The program began and concluded with two significant choral compositions. The program began with a slightly belated account of BWV 249, the Easter Oratorio. This is one of Bach’s less familiar compositions, and last night’s performance was the first ever given by SFS. (It is also significantly shorter than many of the more familiar major sacred music compositions.) The concluding selection was the BWV 243 setting of the “Magnificat” canticle. Labadie provided this performance with an “overture” in the form of the opening sinfonia for BWV 29, the cantata Wir danken dir, Gott. Unless I am mistaken, this was the first time that Labadie prepared a program of sacred music since April of 2008, when he presented two choral compositions by Joseph Haydn.

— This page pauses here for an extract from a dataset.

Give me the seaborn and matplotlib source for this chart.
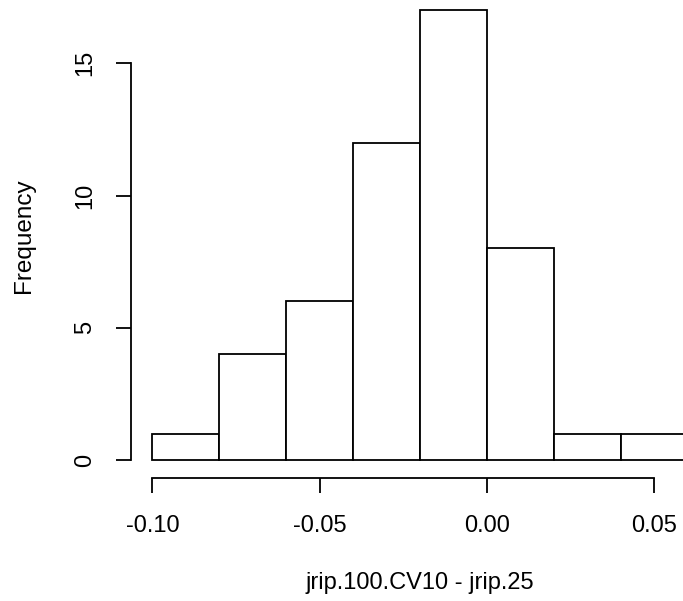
import numpy as np
import pandas as pd
import matplotlib
matplotlib.use("Agg")
import matplotlib.pyplot as plt
import seaborn as sns

# Histogram of the difference jrip.100.CV10 - jrip.25
bin_edges = [-0.10, -0.08, -0.06, -0.04, -0.02, 0.00, 0.02, 0.04, 0.06]
counts = [1, 4, 6, 12, 17, 8, 1, 1]
x_ticks = [-0.10, -0.05, 0.00, 0.05]
x_tick_labels = ["-0.10", "-0.05", "0.00", "0.05"]
y_ticks = [0, 5, 10, 15]
y_tick_labels = ["0", "5", "10", "15"]

sns.set_style("white")
plt.rcParams["font.family"] = ["Liberation Sans", "DejaVu Sans"]
plt.rcParams["text.color"] = "black"

W, H = 683, 601
fig = plt.figure(figsize=(W / 100, H / 100), dpi=100)

# plot region in pixels (may extend past the right/top of the canvas)
left_px, right_px, top_px, bottom_px = 131, 709, -7.6, 478
ax = fig.add_axes([left_px / W, 1 - bottom_px / H,
                   (right_px - left_px) / W, (bottom_px - top_px) / H])

centers = [(a + b) / 2 for a, b in zip(bin_edges[:-1], bin_edges[1:])]
df = pd.DataFrame({"diff": centers, "n": counts})
sns.histplot(data=df, x="diff", weights="n", bins=bin_edges, ax=ax,
             stat="count", fill=True, color="white", edgecolor="black",
             linewidth=1.3, alpha=1)

xr = bin_edges[-1] - bin_edges[0]
ax.set_xlim(bin_edges[0] - 0.04 * xr, bin_edges[-1] + 0.04 * xr)
ymax = max(counts)
ax.set_ylim(-0.04 * ymax, ymax * 1.04)

for s in ["top", "right"]:
    ax.spines[s].set_visible(False)
ax.spines["left"].set_bounds(y_ticks[0], y_ticks[-1])
ax.spines["bottom"].set_bounds(x_ticks[0], x_ticks[-1])
for s in ["left", "bottom"]:
    ax.spines[s].set_color("black")
    ax.spines[s].set_linewidth(1.3)

ax.set_xticks(x_ticks)
ax.set_xticklabels(x_tick_labels)
ax.set_yticks(y_ticks)
ax.set_yticklabels(y_tick_labels, rotation=90, va="center")
ax.tick_params(axis="both", direction="out", length=11, width=1.3,
               color="black", labelsize=17, labelcolor="black",
               bottom=True, left=True)
ax.tick_params(axis="x", pad=16)
ax.tick_params(axis="y", pad=14)
ax.set_xlabel("")
ax.set_ylabel("")

fig.text(420 / W, 1 - 583 / H, "jrip.100.CV10 - jrip.25", ha="center",
         va="center", fontsize=17, color="black")
fig.text(24 / W, 1 - 236 / H, "Frequency", ha="center", va="center",
         rotation=90, fontsize=17.5, color="black")

fig.savefig("out.png", dpi=100, facecolor="white")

Last night saw a solid account of all three of the selections. Labadie charted just the right course through the many diverse dispositions that Bach brought to his sacred music. He devoted equal attention to the instrumentalists, the vocal soloists, and the chorus, all of whom seemed to be perfectly satisfied in following his lead. The soloists were soprano Joélle Harvey, countertenor Hugh Cutting, tenor Andrew Haji, and baritone Joshua Hopkins. It may seem a bit “out of touch” to refer to a performance of sacred music as “refreshing;” but it was that aspect of Labadie’s rhetorical stance that made the listening experience engaging from start to finish. Sacred music can do justice to liturgical passages without being somber about them, and that was precisely how Labadie approached Bach’s music last night.